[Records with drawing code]

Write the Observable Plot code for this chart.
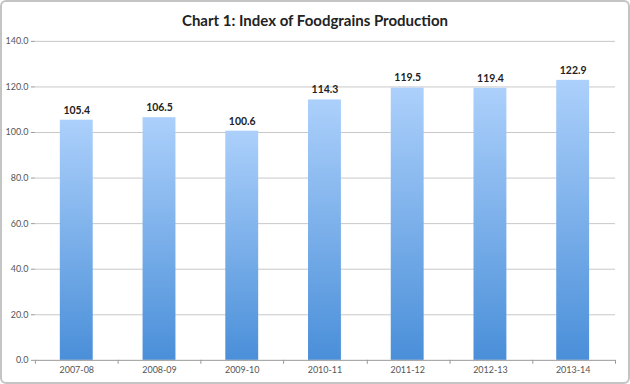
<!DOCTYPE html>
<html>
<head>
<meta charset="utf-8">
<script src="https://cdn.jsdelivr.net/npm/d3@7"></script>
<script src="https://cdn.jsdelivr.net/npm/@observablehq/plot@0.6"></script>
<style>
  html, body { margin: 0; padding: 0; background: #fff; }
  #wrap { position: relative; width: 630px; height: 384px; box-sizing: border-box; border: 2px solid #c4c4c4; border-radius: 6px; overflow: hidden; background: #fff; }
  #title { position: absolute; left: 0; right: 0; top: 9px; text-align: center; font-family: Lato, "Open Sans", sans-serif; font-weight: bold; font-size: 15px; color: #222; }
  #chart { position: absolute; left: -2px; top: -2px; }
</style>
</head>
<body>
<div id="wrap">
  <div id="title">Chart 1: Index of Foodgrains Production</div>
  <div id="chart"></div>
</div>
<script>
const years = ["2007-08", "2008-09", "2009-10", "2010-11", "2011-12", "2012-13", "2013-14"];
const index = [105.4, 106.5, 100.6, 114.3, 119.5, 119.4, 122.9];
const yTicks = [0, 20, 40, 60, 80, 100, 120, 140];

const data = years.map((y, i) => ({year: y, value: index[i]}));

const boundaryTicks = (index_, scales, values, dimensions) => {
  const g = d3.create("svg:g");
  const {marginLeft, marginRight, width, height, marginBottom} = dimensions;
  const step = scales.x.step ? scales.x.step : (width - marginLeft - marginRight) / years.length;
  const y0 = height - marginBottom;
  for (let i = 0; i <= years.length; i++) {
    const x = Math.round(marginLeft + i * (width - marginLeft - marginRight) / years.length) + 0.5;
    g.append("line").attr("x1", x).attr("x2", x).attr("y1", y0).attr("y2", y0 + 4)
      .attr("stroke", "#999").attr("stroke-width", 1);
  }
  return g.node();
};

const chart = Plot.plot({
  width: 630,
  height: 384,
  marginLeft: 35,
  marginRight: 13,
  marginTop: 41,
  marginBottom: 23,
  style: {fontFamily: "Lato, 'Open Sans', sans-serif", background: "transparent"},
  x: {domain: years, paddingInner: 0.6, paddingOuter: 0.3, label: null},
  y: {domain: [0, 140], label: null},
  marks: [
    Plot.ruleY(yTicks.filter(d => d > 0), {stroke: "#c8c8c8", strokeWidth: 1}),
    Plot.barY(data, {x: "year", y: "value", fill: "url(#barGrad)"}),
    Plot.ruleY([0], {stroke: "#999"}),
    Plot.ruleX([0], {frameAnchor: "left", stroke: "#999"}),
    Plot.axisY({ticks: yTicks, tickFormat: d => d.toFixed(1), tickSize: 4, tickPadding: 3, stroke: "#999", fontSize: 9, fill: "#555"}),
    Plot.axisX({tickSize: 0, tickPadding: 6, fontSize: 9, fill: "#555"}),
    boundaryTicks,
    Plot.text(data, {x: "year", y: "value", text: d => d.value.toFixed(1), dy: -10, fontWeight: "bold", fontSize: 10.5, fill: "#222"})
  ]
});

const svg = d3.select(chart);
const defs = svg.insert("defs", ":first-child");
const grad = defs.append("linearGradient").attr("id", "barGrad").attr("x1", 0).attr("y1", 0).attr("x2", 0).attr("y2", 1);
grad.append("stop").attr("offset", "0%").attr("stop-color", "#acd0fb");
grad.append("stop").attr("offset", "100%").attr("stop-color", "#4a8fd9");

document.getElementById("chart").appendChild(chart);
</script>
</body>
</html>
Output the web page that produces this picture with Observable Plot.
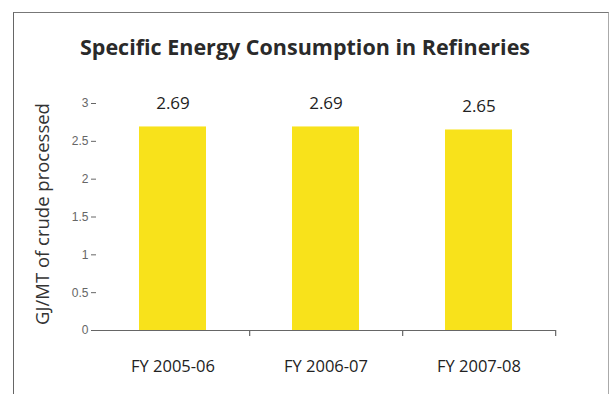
---
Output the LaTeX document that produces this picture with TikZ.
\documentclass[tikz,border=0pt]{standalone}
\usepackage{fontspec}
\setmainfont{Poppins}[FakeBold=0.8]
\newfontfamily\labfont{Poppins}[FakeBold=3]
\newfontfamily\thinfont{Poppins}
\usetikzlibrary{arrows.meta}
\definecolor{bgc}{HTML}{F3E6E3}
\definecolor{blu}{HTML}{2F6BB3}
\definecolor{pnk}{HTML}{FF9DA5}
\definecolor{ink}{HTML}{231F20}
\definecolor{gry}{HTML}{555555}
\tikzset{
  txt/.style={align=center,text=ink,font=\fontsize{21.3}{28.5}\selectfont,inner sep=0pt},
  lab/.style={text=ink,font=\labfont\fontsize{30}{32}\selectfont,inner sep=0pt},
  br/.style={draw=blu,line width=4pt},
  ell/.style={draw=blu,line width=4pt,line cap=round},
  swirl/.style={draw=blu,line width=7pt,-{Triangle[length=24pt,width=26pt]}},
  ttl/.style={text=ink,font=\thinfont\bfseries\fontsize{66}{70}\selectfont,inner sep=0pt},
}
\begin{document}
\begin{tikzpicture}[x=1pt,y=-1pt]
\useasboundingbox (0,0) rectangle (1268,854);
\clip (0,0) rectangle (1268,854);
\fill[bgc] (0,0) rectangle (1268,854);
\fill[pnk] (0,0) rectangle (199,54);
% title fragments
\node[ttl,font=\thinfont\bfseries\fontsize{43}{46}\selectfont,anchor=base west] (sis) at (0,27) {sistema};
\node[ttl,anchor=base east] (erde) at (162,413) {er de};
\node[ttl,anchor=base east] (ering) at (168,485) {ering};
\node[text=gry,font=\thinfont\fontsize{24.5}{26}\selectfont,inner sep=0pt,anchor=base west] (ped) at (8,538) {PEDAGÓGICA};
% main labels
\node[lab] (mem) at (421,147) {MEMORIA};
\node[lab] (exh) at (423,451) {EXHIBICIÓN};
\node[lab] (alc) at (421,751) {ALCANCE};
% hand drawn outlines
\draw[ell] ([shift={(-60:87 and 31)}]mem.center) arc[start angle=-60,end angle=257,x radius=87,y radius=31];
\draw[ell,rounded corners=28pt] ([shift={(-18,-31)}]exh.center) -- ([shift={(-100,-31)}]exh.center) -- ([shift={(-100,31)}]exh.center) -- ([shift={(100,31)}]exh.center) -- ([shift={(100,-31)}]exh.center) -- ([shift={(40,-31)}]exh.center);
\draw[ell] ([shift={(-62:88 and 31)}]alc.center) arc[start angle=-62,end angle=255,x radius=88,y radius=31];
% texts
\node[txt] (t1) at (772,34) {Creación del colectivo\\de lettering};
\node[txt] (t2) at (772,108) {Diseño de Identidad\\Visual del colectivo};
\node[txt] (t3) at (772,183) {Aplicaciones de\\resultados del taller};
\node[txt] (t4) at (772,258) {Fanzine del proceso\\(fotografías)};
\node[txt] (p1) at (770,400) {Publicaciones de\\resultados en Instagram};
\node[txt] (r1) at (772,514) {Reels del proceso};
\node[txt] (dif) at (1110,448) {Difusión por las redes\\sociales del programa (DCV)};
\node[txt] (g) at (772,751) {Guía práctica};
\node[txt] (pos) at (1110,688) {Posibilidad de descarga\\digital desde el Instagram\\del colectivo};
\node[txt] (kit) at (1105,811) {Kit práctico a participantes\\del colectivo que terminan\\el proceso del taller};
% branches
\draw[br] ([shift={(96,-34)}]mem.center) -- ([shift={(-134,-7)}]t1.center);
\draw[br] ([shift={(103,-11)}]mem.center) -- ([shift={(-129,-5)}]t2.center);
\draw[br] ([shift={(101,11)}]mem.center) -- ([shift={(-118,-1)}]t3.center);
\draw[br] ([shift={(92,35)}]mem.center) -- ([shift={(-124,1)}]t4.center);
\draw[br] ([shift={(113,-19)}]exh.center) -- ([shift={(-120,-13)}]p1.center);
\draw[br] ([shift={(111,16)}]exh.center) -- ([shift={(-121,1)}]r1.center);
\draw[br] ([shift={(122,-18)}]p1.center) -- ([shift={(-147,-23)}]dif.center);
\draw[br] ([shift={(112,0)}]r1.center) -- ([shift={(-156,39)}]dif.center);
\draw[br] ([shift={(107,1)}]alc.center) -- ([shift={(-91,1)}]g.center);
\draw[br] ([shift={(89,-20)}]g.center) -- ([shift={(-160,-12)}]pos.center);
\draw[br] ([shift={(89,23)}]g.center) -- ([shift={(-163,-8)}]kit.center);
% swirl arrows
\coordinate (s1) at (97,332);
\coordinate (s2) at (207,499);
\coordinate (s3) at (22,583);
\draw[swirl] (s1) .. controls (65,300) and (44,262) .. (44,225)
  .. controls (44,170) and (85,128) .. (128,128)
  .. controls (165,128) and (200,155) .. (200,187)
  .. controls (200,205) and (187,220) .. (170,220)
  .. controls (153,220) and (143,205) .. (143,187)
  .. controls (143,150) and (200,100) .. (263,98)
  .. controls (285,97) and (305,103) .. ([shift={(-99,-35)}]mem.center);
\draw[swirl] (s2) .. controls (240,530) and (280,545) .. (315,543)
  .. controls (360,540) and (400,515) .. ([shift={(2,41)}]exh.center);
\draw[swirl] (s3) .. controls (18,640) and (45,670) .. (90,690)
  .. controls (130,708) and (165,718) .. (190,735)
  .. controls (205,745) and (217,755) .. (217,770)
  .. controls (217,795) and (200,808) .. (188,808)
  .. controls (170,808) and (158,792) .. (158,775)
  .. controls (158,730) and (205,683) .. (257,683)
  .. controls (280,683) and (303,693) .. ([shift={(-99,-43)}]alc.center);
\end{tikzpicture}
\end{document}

## Given task
List all lines above in which the string "Output" appears.

## Solution for this exercise
Output the web page that produces this picture with Observable Plot.
Output the LaTeX document that produces this picture with TikZ.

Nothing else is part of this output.